# What the task asks
Each line of the material must be repeated precisely, with the pictures left out.
-- START Source data --
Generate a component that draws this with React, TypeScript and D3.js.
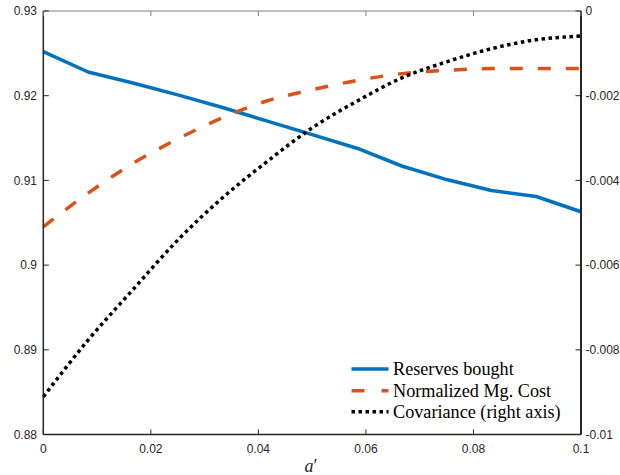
import React from "react";
import * as d3 from "d3";

const xValues = [0, 1 / 120, 2 / 120, 3 / 120, 4 / 120, 5 / 120, 6 / 120, 7 / 120, 8 / 120, 9 / 120, 10 / 120, 11 / 120, 12 / 120];
const reservesBought = [0.9252, 0.9228, 0.9215, 0.9201, 0.9186, 0.917, 0.9154, 0.9138, 0.9117, 0.9101, 0.9088, 0.9081, 0.9063];
const normalizedMgCost = [0.9045, 0.9085, 0.912, 0.9149, 0.9174, 0.9194, 0.9207, 0.9218, 0.9226, 0.923, 0.9232, 0.9232, 0.9232];
const covariance = [-0.00911, -0.00777, -0.00658, -0.00541, -0.00441, -0.00355, -0.00276, -0.00213, -0.00158, -0.00120, -0.00089, -0.00068, -0.00059];

const xTicks = [0, 0.02, 0.04, 0.06, 0.08, 0.1];
const xTickLabels = ["0", "0.02", "0.04", "0.06", "0.08", "0.1"];
const leftTicks = [0.88, 0.89, 0.9, 0.91, 0.92, 0.93];
const leftTickLabels = ["0.88", "0.89", "0.9", "0.91", "0.92", "0.93"];
const rightTicks = [-0.01, -0.008, -0.006, -0.004, -0.002, 0];
const rightTickLabels = ["-0.01", "-0.008", "-0.006", "-0.004", "-0.002", "0"];
const legendLabels = ["Reserves bought", "Normalized Mg. Cost", "Covariance (right axis)"];

const L = 43.3, R = 581, T = 11, B = 434.5;
const axisColor = "#262626";

export default function App() {
  const x = d3.scaleLinear().domain([0, 0.1]).range([L, R]);
  const yL = d3.scaleLinear().domain([0.88, 0.93]).range([B, T]);
  const yR = d3.scaleLinear().domain([-0.01, 0]).range([B, T]);

  const lineL = d3.line<number>().x((_, i) => x(xValues[i])).y((d) => yL(d));
  const lineR = d3.line<number>().x((_, i) => x(xValues[i])).y((d) => yR(d)).curve(d3.curveMonotoneX);
  const lineLs = d3.line<number>().x((_, i) => x(xValues[i])).y((d) => yL(d)).curve(d3.curveMonotoneX);

  const tickFont = "'Liberation Sans', Arial, sans-serif";
  const serif = "'Liberation Serif', 'Times New Roman', serif";

  const legendX1 = 351.5, legendX2 = 388.5, legendTextX = 393;
  const legendYs = [369, 390.7, 411.7];
  const styles = [
    { stroke: "#0072BD", dash: undefined as string | undefined },
    { stroke: "#D95319", dash: "13 17" },
    { stroke: "#000000", dash: "3.5 3.5" },
  ];

  return (
    <svg width={620} height={475} style={{ position: "absolute", left: 0, top: 0, background: "#fff" }}>
      <rect x={0} y={0} width={620} height={475} fill="#fff" />
      <line x1={L} x2={R} y1={T} y2={T} stroke="#808080" strokeWidth={1} />
      <path d={lineL(reservesBought) || ""} fill="none" stroke="#0072BD" strokeWidth={3.5} strokeLinejoin="round" />
      <path d={lineLs(normalizedMgCost) || ""} fill="none" stroke="#D95319" strokeWidth={3.5} strokeDasharray="13 15" />
      <path d={lineR(covariance) || ""} fill="none" stroke="#000" strokeWidth={3.5} strokeDasharray="3.5 3.5" />
      <line x1={L} x2={L} y1={T} y2={B} stroke={axisColor} strokeWidth={1.5} />
      <line x1={L} x2={R} y1={B} y2={B} stroke={axisColor} strokeWidth={1.5} />
      <line x1={R} x2={R} y1={T} y2={B} stroke={axisColor} strokeWidth={2} />
      {xTicks.map((t, i) => (
        <g key={"x" + i}>
          <line x1={x(t)} x2={x(t)} y1={B} y2={B - 5} stroke={axisColor} strokeWidth={1} />
          <line x1={x(t)} x2={x(t)} y1={T} y2={T + 5} stroke="#808080" strokeWidth={1} />
          <text x={x(t)} y={452.5} textAnchor="middle" fontFamily={tickFont} fontSize={12} fill={axisColor}>
            {xTickLabels[i]}
          </text>
        </g>
      ))}
      {leftTicks.map((t, i) => (
        <g key={"l" + i}>
          <line x1={L} x2={L + 5.5} y1={yL(t)} y2={yL(t)} stroke={axisColor} strokeWidth={1} />
          <text x={37} y={yL(t) + 4.3} textAnchor="end" fontFamily={tickFont} fontSize={12} fill={axisColor}>
            {leftTickLabels[i]}
          </text>
        </g>
      ))}
      {rightTicks.map((t, i) => (
        <g key={"r" + i}>
          <line x1={R} x2={R - 5.5} y1={yR(t)} y2={yR(t)} stroke={axisColor} strokeWidth={1} />
          <text x={585.5} y={yR(t) + 4.3} textAnchor="start" fontFamily={tickFont} fontSize={12} fill={axisColor}>
            {rightTickLabels[i]}
          </text>
        </g>
      ))}
      <text x={311} y={472} textAnchor="middle" fontFamily={serif} fontStyle="italic" fontSize={18} fill={axisColor}>
        a<tspan fontStyle="normal">′</tspan>
      </text>
      {legendLabels.map((lab, i) => (
        <g key={"lg" + i}>
          <line x1={legendX1} x2={legendX2} y1={legendYs[i]} y2={legendYs[i]} stroke={styles[i].stroke} strokeWidth={3.5} strokeDasharray={styles[i].dash} />
          <text x={legendTextX} y={legendYs[i] + 5.8} fontFamily={serif} fontSize={18.2} fill="#000">
            {lab}
          </text>
        </g>
      ))}
    </svg>
  );
}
-- END Source data --
# Response below
Generate a component that draws this with React, TypeScript and D3.js.
import React from "react";
import * as d3 from "d3";

const xValues = [0, 1 / 120, 2 / 120, 3 / 120, 4 / 120, 5 / 120, 6 / 120, 7 / 120, 8 / 120, 9 / 120, 10 / 120, 11 / 120, 12 / 120];
const reservesBought = [0.9252, 0.9228, 0.9215, 0.9201, 0.9186, 0.917, 0.9154, 0.9138, 0.9117, 0.9101, 0.9088, 0.9081, 0.9063];
const normalizedMgCost = [0.9045, 0.9085, 0.912, 0.9149, 0.9174, 0.9194, 0.9207, 0.9218, 0.9226, 0.923, 0.9232, 0.9232, 0.9232];
const covariance = [-0.00911, -0.00777, -0.00658, -0.00541, -0.00441, -0.00355, -0.00276, -0.00213, -0.00158, -0.00120, -0.00089, -0.00068, -0.00059];

const xTicks = [0, 0.02, 0.04, 0.06, 0.08, 0.1];
const xTickLabels = ["0", "0.02", "0.04", "0.06", "0.08", "0.1"];
const leftTicks = [0.88, 0.89, 0.9, 0.91, 0.92, 0.93];
const leftTickLabels = ["0.88", "0.89", "0.9", "0.91", "0.92", "0.93"];
const rightTicks = [-0.01, -0.008, -0.006, -0.004, -0.002, 0];
const rightTickLabels = ["-0.01", "-0.008", "-0.006", "-0.004", "-0.002", "0"];
const legendLabels = ["Reserves bought", "Normalized Mg. Cost", "Covariance (right axis)"];

const L = 43.3, R = 581, T = 11, B = 434.5;
const axisColor = "#262626";

export default function App() {
  const x = d3.scaleLinear().domain([0, 0.1]).range([L, R]);
  const yL = d3.scaleLinear().domain([0.88, 0.93]).range([B, T]);
  const yR = d3.scaleLinear().domain([-0.01, 0]).range([B, T]);

  const lineL = d3.line<number>().x((_, i) => x(xValues[i])).y((d) => yL(d));
  const lineR = d3.line<number>().x((_, i) => x(xValues[i])).y((d) => yR(d)).curve(d3.curveMonotoneX);
  const lineLs = d3.line<number>().x((_, i) => x(xValues[i])).y((d) => yL(d)).curve(d3.curveMonotoneX);

  const tickFont = "'Liberation Sans', Arial, sans-serif";
  const serif = "'Liberation Serif', 'Times New Roman', serif";

  const legendX1 = 351.5, legendX2 = 388.5, legendTextX = 393;
  const legendYs = [369, 390.7, 411.7];
  const styles = [
    { stroke: "#0072BD", dash: undefined as string | undefined },
    { stroke: "#D95319", dash: "13 17" },
    { stroke: "#000000", dash: "3.5 3.5" },
  ];

  return (
    <svg width={620} height={475} style={{ position: "absolute", left: 0, top: 0, background: "#fff" }}>
      <rect x={0} y={0} width={620} height={475} fill="#fff" />
      <line x1={L} x2={R} y1={T} y2={T} stroke="#808080" strokeWidth={1} />
      <path d={lineL(reservesBought) || ""} fill="none" stroke="#0072BD" strokeWidth={3.5} strokeLinejoin="round" />
      <path d={lineLs(normalizedMgCost) || ""} fill="none" stroke="#D95319" strokeWidth={3.5} strokeDasharray="13 15" />
      <path d={lineR(covariance) || ""} fill="none" stroke="#000" strokeWidth={3.5} strokeDasharray="3.5 3.5" />
      <line x1={L} x2={L} y1={T} y2={B} stroke={axisColor} strokeWidth={1.5} />
      <line x1={L} x2={R} y1={B} y2={B} stroke={axisColor} strokeWidth={1.5} />
      <line x1={R} x2={R} y1={T} y2={B} stroke={axisColor} strokeWidth={2} />
      {xTicks.map((t, i) => (
        <g key={"x" + i}>
          <line x1={x(t)} x2={x(t)} y1={B} y2={B - 5} stroke={axisColor} strokeWidth={1} />
          <line x1={x(t)} x2={x(t)} y1={T} y2={T + 5} stroke="#808080" strokeWidth={1} />
          <text x={x(t)} y={452.5} textAnchor="middle" fontFamily={tickFont} fontSize={12} fill={axisColor}>
            {xTickLabels[i]}
          </text>
        </g>
      ))}
      {leftTicks.map((t, i) => (
        <g key={"l" + i}>
          <line x1={L} x2={L + 5.5} y1={yL(t)} y2={yL(t)} stroke={axisColor} strokeWidth={1} />
          <text x={37} y={yL(t) + 4.3} textAnchor="end" fontFamily={tickFont} fontSize={12} fill={axisColor}>
            {leftTickLabels[i]}
          </text>
        </g>
      ))}
      {rightTicks.map((t, i) => (
        <g key={"r" + i}>
          <line x1={R} x2={R - 5.5} y1={yR(t)} y2={yR(t)} stroke={axisColor} strokeWidth={1} />
          <text x={585.5} y={yR(t) + 4.3} textAnchor="start" fontFamily={tickFont} fontSize={12} fill={axisColor}>
            {rightTickLabels[i]}
          </text>
        </g>
      ))}
      <text x={311} y={472} textAnchor="middle" fontFamily={serif} fontStyle="italic" fontSize={18} fill={axisColor}>
        a<tspan fontStyle="normal">′</tspan>
      </text>
      {legendLabels.map((lab, i) => (
        <g key={"lg" + i}>
          <line x1={legendX1} x2={legendX2} y1={legendYs[i]} y2={legendYs[i]} stroke={styles[i].stroke} strokeWidth={3.5} strokeDasharray={styles[i].dash} />
          <text x={legendTextX} y={legendYs[i] + 5.8} fontFamily={serif} fontSize={18.2} fill="#000">
            {lab}
          </text>
        </g>
      ))}
    </svg>
  );
}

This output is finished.